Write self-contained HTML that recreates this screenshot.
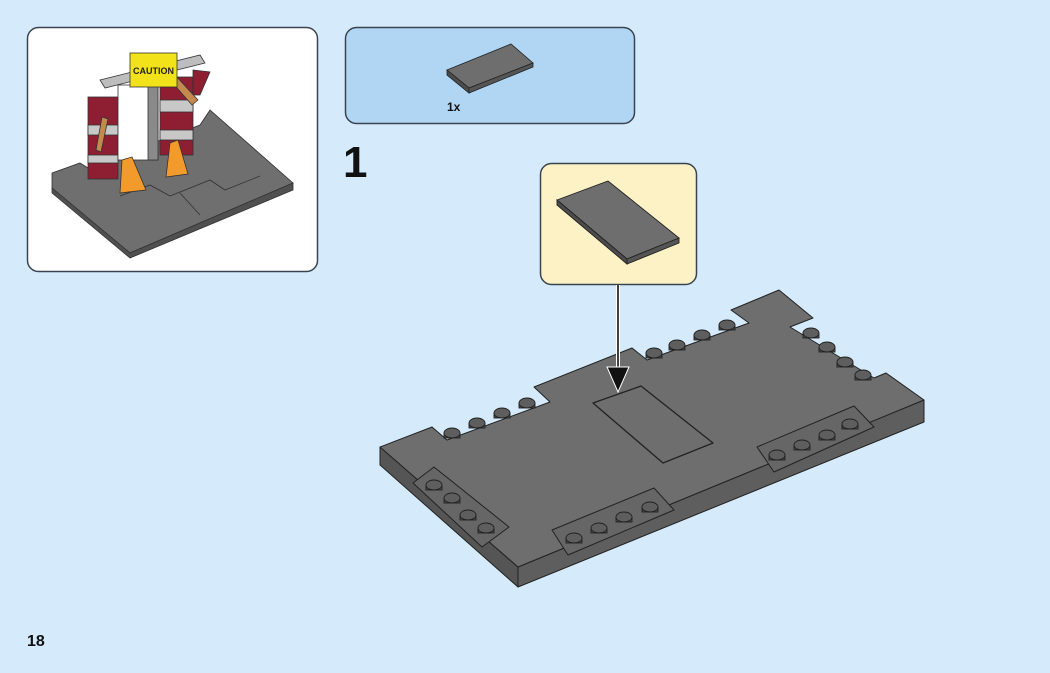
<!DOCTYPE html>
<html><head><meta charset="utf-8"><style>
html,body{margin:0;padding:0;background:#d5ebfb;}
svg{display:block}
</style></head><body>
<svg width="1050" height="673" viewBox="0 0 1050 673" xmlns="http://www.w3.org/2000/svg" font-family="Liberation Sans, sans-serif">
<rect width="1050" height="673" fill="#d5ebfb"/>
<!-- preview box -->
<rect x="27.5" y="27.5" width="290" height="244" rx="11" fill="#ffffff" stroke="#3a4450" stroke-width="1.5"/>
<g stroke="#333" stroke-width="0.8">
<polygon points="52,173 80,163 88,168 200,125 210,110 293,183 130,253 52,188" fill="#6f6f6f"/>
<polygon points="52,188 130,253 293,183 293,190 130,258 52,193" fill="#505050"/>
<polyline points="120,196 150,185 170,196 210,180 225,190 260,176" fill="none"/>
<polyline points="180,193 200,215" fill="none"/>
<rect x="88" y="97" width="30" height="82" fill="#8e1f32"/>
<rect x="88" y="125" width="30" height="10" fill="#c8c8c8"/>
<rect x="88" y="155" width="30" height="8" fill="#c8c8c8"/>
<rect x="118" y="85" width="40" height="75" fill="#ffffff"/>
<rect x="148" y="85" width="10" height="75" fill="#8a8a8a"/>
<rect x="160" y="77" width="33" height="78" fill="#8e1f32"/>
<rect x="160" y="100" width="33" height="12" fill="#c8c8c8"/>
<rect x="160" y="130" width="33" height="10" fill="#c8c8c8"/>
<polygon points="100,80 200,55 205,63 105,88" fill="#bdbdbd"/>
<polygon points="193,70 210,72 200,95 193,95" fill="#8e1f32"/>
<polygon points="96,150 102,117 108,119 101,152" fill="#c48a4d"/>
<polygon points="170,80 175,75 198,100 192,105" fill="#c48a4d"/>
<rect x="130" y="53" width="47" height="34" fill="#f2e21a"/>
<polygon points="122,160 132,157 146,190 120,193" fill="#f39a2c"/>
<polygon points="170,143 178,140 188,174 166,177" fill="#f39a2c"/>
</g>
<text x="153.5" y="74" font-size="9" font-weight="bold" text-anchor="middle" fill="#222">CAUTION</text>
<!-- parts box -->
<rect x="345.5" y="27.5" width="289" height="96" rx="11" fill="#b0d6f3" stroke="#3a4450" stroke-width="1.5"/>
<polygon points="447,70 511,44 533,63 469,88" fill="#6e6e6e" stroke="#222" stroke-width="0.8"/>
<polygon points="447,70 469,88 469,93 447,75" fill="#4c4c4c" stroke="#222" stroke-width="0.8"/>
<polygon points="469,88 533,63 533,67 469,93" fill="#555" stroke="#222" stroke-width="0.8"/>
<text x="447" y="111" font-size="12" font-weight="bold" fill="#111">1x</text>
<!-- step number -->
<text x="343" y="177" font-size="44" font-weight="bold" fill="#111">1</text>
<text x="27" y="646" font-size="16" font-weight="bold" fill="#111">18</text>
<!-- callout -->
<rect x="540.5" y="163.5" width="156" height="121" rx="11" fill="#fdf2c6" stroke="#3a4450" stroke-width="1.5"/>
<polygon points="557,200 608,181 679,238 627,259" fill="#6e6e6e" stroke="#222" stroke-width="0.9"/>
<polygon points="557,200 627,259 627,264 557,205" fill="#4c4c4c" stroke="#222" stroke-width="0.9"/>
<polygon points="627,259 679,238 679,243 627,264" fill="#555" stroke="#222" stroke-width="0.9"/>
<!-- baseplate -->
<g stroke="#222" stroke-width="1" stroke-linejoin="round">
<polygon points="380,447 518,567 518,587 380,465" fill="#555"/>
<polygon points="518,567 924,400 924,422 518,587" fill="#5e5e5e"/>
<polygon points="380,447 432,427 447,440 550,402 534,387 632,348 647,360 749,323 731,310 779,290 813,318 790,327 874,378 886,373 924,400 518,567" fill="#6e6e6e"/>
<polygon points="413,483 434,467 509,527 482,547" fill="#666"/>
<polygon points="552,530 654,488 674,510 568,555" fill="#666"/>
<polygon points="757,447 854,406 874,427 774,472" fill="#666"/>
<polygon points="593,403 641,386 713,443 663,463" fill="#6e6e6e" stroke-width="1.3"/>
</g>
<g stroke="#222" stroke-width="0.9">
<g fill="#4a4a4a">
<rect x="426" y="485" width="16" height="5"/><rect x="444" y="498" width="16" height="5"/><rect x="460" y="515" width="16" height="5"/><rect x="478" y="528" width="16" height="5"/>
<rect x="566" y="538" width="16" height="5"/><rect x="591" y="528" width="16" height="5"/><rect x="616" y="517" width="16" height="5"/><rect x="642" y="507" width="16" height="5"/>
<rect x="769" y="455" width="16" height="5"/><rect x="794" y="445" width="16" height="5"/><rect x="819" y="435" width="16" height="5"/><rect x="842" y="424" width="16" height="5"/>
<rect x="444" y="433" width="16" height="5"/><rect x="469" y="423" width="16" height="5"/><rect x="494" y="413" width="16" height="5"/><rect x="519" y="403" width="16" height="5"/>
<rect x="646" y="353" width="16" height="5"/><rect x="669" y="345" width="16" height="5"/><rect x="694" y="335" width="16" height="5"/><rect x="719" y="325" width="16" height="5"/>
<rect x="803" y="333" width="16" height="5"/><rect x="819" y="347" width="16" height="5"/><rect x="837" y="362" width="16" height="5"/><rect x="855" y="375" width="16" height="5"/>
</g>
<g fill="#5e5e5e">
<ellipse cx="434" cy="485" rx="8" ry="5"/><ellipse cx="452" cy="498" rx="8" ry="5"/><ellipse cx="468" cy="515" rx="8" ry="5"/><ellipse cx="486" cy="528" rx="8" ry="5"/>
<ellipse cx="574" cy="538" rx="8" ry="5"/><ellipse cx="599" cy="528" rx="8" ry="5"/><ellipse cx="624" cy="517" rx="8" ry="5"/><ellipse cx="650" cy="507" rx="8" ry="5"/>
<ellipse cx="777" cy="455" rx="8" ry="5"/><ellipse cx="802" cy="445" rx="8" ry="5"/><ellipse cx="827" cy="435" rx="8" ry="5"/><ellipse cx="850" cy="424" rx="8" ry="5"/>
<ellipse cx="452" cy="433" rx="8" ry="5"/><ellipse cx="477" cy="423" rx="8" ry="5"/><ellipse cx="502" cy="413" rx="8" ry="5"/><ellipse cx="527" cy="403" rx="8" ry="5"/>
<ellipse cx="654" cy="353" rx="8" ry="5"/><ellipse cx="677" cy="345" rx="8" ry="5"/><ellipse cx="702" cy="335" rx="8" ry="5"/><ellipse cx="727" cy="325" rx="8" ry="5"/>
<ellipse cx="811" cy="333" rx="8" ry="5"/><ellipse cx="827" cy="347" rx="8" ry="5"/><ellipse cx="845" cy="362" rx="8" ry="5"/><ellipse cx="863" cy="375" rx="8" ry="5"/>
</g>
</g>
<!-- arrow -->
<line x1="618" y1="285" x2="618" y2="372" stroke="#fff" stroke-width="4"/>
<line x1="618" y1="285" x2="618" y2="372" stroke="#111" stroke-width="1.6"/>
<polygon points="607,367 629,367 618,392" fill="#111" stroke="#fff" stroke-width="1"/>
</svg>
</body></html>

§ Directive:
Omitting all images, print the listing exactly.

§ Full solution:
Write self-contained HTML that recreates this screenshot.
<!DOCTYPE html>
<html><head><meta charset="utf-8"><style>
html,body{margin:0;padding:0;background:#d5ebfb;}
svg{display:block}
</style></head><body>
<svg width="1050" height="673" viewBox="0 0 1050 673" xmlns="http://www.w3.org/2000/svg" font-family="Liberation Sans, sans-serif">
<rect width="1050" height="673" fill="#d5ebfb"/>
<!-- preview box -->
<rect x="27.5" y="27.5" width="290" height="244" rx="11" fill="#ffffff" stroke="#3a4450" stroke-width="1.5"/>
<g stroke="#333" stroke-width="0.8">
<polygon points="52,173 80,163 88,168 200,125 210,110 293,183 130,253 52,188" fill="#6f6f6f"/>
<polygon points="52,188 130,253 293,183 293,190 130,258 52,193" fill="#505050"/>
<polyline points="120,196 150,185 170,196 210,180 225,190 260,176" fill="none"/>
<polyline points="180,193 200,215" fill="none"/>
<rect x="88" y="97" width="30" height="82" fill="#8e1f32"/>
<rect x="88" y="125" width="30" height="10" fill="#c8c8c8"/>
<rect x="88" y="155" width="30" height="8" fill="#c8c8c8"/>
<rect x="118" y="85" width="40" height="75" fill="#ffffff"/>
<rect x="148" y="85" width="10" height="75" fill="#8a8a8a"/>
<rect x="160" y="77" width="33" height="78" fill="#8e1f32"/>
<rect x="160" y="100" width="33" height="12" fill="#c8c8c8"/>
<rect x="160" y="130" width="33" height="10" fill="#c8c8c8"/>
<polygon points="100,80 200,55 205,63 105,88" fill="#bdbdbd"/>
<polygon points="193,70 210,72 200,95 193,95" fill="#8e1f32"/>
<polygon points="96,150 102,117 108,119 101,152" fill="#c48a4d"/>
<polygon points="170,80 175,75 198,100 192,105" fill="#c48a4d"/>
<rect x="130" y="53" width="47" height="34" fill="#f2e21a"/>
<polygon points="122,160 132,157 146,190 120,193" fill="#f39a2c"/>
<polygon points="170,143 178,140 188,174 166,177" fill="#f39a2c"/>
</g>
<text x="153.5" y="74" font-size="9" font-weight="bold" text-anchor="middle" fill="#222">CAUTION</text>
<!-- parts box -->
<rect x="345.5" y="27.5" width="289" height="96" rx="11" fill="#b0d6f3" stroke="#3a4450" stroke-width="1.5"/>
<polygon points="447,70 511,44 533,63 469,88" fill="#6e6e6e" stroke="#222" stroke-width="0.8"/>
<polygon points="447,70 469,88 469,93 447,75" fill="#4c4c4c" stroke="#222" stroke-width="0.8"/>
<polygon points="469,88 533,63 533,67 469,93" fill="#555" stroke="#222" stroke-width="0.8"/>
<text x="447" y="111" font-size="12" font-weight="bold" fill="#111">1x</text>
<!-- step number -->
<text x="343" y="177" font-size="44" font-weight="bold" fill="#111">1</text>
<text x="27" y="646" font-size="16" font-weight="bold" fill="#111">18</text>
<!-- callout -->
<rect x="540.5" y="163.5" width="156" height="121" rx="11" fill="#fdf2c6" stroke="#3a4450" stroke-width="1.5"/>
<polygon points="557,200 608,181 679,238 627,259" fill="#6e6e6e" stroke="#222" stroke-width="0.9"/>
<polygon points="557,200 627,259 627,264 557,205" fill="#4c4c4c" stroke="#222" stroke-width="0.9"/>
<polygon points="627,259 679,238 679,243 627,264" fill="#555" stroke="#222" stroke-width="0.9"/>
<!-- baseplate -->
<g stroke="#222" stroke-width="1" stroke-linejoin="round">
<polygon points="380,447 518,567 518,587 380,465" fill="#555"/>
<polygon points="518,567 924,400 924,422 518,587" fill="#5e5e5e"/>
<polygon points="380,447 432,427 447,440 550,402 534,387 632,348 647,360 749,323 731,310 779,290 813,318 790,327 874,378 886,373 924,400 518,567" fill="#6e6e6e"/>
<polygon points="413,483 434,467 509,527 482,547" fill="#666"/>
<polygon points="552,530 654,488 674,510 568,555" fill="#666"/>
<polygon points="757,447 854,406 874,427 774,472" fill="#666"/>
<polygon points="593,403 641,386 713,443 663,463" fill="#6e6e6e" stroke-width="1.3"/>
</g>
<g stroke="#222" stroke-width="0.9">
<g fill="#4a4a4a">
<rect x="426" y="485" width="16" height="5"/><rect x="444" y="498" width="16" height="5"/><rect x="460" y="515" width="16" height="5"/><rect x="478" y="528" width="16" height="5"/>
<rect x="566" y="538" width="16" height="5"/><rect x="591" y="528" width="16" height="5"/><rect x="616" y="517" width="16" height="5"/><rect x="642" y="507" width="16" height="5"/>
<rect x="769" y="455" width="16" height="5"/><rect x="794" y="445" width="16" height="5"/><rect x="819" y="435" width="16" height="5"/><rect x="842" y="424" width="16" height="5"/>
<rect x="444" y="433" width="16" height="5"/><rect x="469" y="423" width="16" height="5"/><rect x="494" y="413" width="16" height="5"/><rect x="519" y="403" width="16" height="5"/>
<rect x="646" y="353" width="16" height="5"/><rect x="669" y="345" width="16" height="5"/><rect x="694" y="335" width="16" height="5"/><rect x="719" y="325" width="16" height="5"/>
<rect x="803" y="333" width="16" height="5"/><rect x="819" y="347" width="16" height="5"/><rect x="837" y="362" width="16" height="5"/><rect x="855" y="375" width="16" height="5"/>
</g>
<g fill="#5e5e5e">
<ellipse cx="434" cy="485" rx="8" ry="5"/><ellipse cx="452" cy="498" rx="8" ry="5"/><ellipse cx="468" cy="515" rx="8" ry="5"/><ellipse cx="486" cy="528" rx="8" ry="5"/>
<ellipse cx="574" cy="538" rx="8" ry="5"/><ellipse cx="599" cy="528" rx="8" ry="5"/><ellipse cx="624" cy="517" rx="8" ry="5"/><ellipse cx="650" cy="507" rx="8" ry="5"/>
<ellipse cx="777" cy="455" rx="8" ry="5"/><ellipse cx="802" cy="445" rx="8" ry="5"/><ellipse cx="827" cy="435" rx="8" ry="5"/><ellipse cx="850" cy="424" rx="8" ry="5"/>
<ellipse cx="452" cy="433" rx="8" ry="5"/><ellipse cx="477" cy="423" rx="8" ry="5"/><ellipse cx="502" cy="413" rx="8" ry="5"/><ellipse cx="527" cy="403" rx="8" ry="5"/>
<ellipse cx="654" cy="353" rx="8" ry="5"/><ellipse cx="677" cy="345" rx="8" ry="5"/><ellipse cx="702" cy="335" rx="8" ry="5"/><ellipse cx="727" cy="325" rx="8" ry="5"/>
<ellipse cx="811" cy="333" rx="8" ry="5"/><ellipse cx="827" cy="347" rx="8" ry="5"/><ellipse cx="845" cy="362" rx="8" ry="5"/><ellipse cx="863" cy="375" rx="8" ry="5"/>
</g>
</g>
<!-- arrow -->
<line x1="618" y1="285" x2="618" y2="372" stroke="#fff" stroke-width="4"/>
<line x1="618" y1="285" x2="618" y2="372" stroke="#111" stroke-width="1.6"/>
<polygon points="607,367 629,367 618,392" fill="#111" stroke="#fff" stroke-width="1"/>
</svg>
</body></html>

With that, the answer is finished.